» **Exercise requirements**:
Write out the opening lines of the data word for word, up to and including the line with "const shear = [0.05, 0, 0, 0, 0, 0, 0];", and leave every picture and every later line out.

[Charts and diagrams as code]
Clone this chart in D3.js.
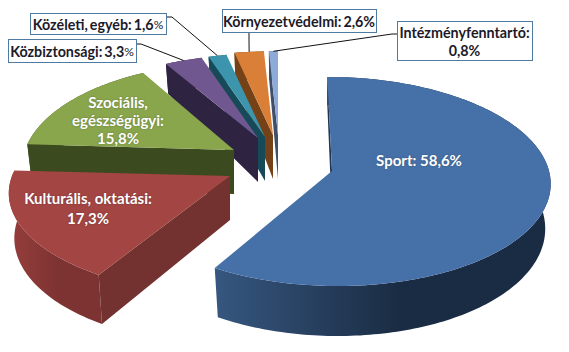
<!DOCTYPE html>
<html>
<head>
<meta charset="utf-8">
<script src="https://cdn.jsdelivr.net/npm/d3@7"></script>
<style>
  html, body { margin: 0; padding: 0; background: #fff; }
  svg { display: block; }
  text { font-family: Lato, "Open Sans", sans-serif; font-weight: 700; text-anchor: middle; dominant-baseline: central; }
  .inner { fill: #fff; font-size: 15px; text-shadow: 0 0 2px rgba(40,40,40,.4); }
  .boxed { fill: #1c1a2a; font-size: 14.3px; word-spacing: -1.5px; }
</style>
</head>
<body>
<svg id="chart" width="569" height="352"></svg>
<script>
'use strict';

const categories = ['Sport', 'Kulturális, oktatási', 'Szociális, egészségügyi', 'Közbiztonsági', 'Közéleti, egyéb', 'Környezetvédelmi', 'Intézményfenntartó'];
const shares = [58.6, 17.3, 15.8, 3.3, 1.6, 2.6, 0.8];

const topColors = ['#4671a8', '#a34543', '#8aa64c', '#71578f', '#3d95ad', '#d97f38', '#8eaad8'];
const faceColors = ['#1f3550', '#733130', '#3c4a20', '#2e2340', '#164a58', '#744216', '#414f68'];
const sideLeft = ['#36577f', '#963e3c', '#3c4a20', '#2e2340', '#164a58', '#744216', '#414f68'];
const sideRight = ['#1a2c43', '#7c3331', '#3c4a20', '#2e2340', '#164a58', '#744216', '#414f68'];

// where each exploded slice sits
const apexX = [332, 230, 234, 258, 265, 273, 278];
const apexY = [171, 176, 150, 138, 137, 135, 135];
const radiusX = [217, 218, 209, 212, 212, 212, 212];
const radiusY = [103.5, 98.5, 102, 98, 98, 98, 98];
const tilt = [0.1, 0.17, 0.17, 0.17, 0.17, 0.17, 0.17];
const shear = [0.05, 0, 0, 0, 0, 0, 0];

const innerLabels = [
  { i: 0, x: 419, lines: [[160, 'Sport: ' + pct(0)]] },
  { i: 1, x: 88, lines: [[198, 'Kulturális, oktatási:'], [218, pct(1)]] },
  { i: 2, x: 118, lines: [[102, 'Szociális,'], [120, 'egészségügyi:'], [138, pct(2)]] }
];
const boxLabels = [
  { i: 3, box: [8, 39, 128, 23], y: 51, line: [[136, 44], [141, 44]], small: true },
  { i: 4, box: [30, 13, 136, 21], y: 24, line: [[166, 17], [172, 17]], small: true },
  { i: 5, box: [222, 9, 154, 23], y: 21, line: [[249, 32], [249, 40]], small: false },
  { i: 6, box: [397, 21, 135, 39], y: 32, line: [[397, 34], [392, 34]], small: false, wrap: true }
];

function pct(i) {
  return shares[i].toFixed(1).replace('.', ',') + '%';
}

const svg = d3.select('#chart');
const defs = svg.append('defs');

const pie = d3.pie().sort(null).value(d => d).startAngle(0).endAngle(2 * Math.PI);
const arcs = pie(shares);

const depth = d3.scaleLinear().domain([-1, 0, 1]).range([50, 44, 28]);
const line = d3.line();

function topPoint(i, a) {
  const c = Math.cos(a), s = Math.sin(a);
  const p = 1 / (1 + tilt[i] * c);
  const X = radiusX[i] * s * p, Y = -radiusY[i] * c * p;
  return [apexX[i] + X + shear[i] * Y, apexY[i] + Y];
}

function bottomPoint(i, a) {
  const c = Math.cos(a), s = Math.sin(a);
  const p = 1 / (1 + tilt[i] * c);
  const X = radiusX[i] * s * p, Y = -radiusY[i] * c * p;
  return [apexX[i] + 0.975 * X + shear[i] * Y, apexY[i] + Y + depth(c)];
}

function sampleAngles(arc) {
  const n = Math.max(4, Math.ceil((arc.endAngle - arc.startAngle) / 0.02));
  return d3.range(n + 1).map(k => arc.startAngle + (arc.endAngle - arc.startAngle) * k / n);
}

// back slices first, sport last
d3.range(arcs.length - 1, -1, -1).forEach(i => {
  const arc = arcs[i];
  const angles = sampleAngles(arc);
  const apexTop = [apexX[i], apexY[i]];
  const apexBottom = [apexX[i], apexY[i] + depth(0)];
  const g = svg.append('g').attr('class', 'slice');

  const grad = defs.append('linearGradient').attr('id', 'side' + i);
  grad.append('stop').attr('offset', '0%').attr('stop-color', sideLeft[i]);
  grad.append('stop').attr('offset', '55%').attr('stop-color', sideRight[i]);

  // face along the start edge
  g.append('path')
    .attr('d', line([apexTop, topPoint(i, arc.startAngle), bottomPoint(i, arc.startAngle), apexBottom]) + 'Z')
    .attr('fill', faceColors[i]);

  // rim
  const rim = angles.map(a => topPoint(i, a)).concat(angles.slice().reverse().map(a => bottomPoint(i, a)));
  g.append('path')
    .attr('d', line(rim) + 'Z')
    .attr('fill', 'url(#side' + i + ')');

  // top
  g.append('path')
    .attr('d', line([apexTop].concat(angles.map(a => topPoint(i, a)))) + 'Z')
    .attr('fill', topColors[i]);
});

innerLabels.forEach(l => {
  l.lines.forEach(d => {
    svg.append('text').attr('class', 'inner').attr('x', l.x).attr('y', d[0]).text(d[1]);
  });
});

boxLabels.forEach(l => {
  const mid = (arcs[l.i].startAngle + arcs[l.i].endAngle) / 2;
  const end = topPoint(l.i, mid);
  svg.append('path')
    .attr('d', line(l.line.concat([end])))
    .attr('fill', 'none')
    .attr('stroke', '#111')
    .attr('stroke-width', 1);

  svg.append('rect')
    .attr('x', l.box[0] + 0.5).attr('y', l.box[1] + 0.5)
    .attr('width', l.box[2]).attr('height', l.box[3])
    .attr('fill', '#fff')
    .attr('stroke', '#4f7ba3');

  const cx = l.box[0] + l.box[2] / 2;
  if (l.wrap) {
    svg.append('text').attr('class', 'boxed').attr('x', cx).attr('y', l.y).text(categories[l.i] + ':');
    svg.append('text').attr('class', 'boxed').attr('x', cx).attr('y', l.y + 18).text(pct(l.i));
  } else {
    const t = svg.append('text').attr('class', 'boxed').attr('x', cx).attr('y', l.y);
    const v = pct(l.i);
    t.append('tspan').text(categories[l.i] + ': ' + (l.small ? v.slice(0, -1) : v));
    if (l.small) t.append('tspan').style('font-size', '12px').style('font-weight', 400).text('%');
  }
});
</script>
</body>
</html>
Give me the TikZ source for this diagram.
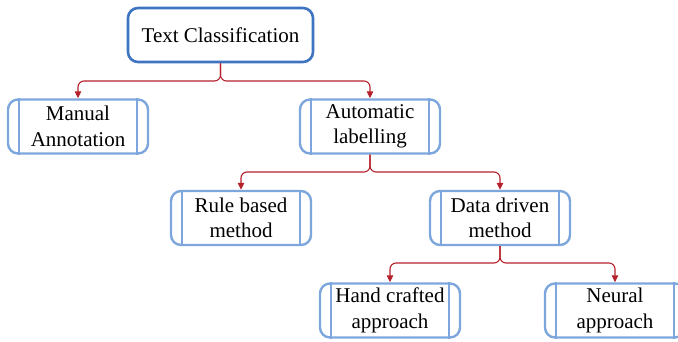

» **Full output**:
Clone this chart in D3.js.
<!DOCTYPE html>
<html>
<head>
<meta charset="utf-8">
<script src="https://cdn.jsdelivr.net/npm/d3@7"></script>
<style>
  html, body { margin: 0; padding: 0; background: #fff; }
  svg { display: block; }
  text { font-family: Lato, "Open Sans", sans-serif; font-weight: 700; text-anchor: middle; dominant-baseline: central; }
  .inner { fill: #fff; font-size: 15px; text-shadow: 0 0 2px rgba(40,40,40,.4); }
  .boxed { fill: #1c1a2a; font-size: 14.3px; word-spacing: -1.5px; }
</style>
</head>
<body>
<svg id="chart" width="569" height="352"></svg>
<script>
'use strict';

const categories = ['Sport', 'Kulturális, oktatási', 'Szociális, egészségügyi', 'Közbiztonsági', 'Közéleti, egyéb', 'Környezetvédelmi', 'Intézményfenntartó'];
const shares = [58.6, 17.3, 15.8, 3.3, 1.6, 2.6, 0.8];

const topColors = ['#4671a8', '#a34543', '#8aa64c', '#71578f', '#3d95ad', '#d97f38', '#8eaad8'];
const faceColors = ['#1f3550', '#733130', '#3c4a20', '#2e2340', '#164a58', '#744216', '#414f68'];
const sideLeft = ['#36577f', '#963e3c', '#3c4a20', '#2e2340', '#164a58', '#744216', '#414f68'];
const sideRight = ['#1a2c43', '#7c3331', '#3c4a20', '#2e2340', '#164a58', '#744216', '#414f68'];

// where each exploded slice sits
const apexX = [332, 230, 234, 258, 265, 273, 278];
const apexY = [171, 176, 150, 138, 137, 135, 135];
const radiusX = [217, 218, 209, 212, 212, 212, 212];
const radiusY = [103.5, 98.5, 102, 98, 98, 98, 98];
const tilt = [0.1, 0.17, 0.17, 0.17, 0.17, 0.17, 0.17];
const shear = [0.05, 0, 0, 0, 0, 0, 0];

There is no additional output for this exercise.